# Brompton arrival



## Lorrie (27 Apr 2013)

New Brompton due to arrive this week, very excited


----------



## Pale Rider (28 Apr 2013)

My Brompton dealer advised me to keep the sturdy cardboard box the bike comes in because it's handy if you need to send the bike somewhere.


----------



## Fab Foodie (28 Apr 2013)

Lucky barsteward ... I rode one for the first time yesterday a 2spd Titanium S-type ... very grinny fun indeed!


----------



## westernrenown (28 Apr 2013)

Welcome to the fold!


----------



## seadragonpisces (29 Apr 2013)

I picked up my 1st Brompton this weekend (non-Superlight version) and although it was heavier than I was expecting, I am still very happy with it. 

I didn’t test ride or really even see one up close before I decided to get my S6L but I am still glad I did, it folds up really small and I love the fact you can just fold up the rear wheel and just park it.
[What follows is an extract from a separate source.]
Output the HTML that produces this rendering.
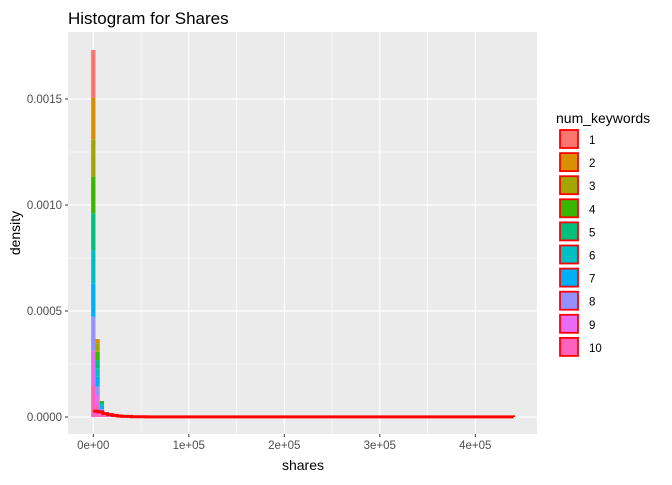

It does feel really nippy once on the go and I quite like the flat bar feel of the S (having previously had a flat bar mini-velo of similar size). 

Getting to grips with the fold/unfold is a bit of a challenge but I am sure after a while it will become 2nd nature. It doesn’t help I am left handed as I am trying to do it from the right hand side of the bike but I know I will work it out eventually. 
Overall very pleased and I look forward to getting some good use out of it.


----------



## T4tomo (29 Apr 2013)

seadragonpisces said:


> I picked up my 1st Brompton this weekend (non-Superlight version) and although it was heavier than I was expecting, I am still very happy with it.
> 
> I didn’t test ride or really even see one up close before I decided to get my S6L but I am still glad I did, it folds up really small and I love the fact you can just fold up the rear wheel and just park it. It does feel really nippy once on the go and I quite like the flat bar feel of the S (having previously had a flat bar mini-velo of similar size).
> 
> ...


 
definately do it from the left hand side of the bike, you use both hands anyway so your cackhandedness is no excuse.


----------



## GrumpyGregry (29 Apr 2013)

Lorrie said:


> New Brompton due to arrive this week, very excited





seadragonpisces said:


> I picked up my 1st Brompton this weekend (non-Superlight version) and although it was heavier than I was expecting, I am still very happy with it.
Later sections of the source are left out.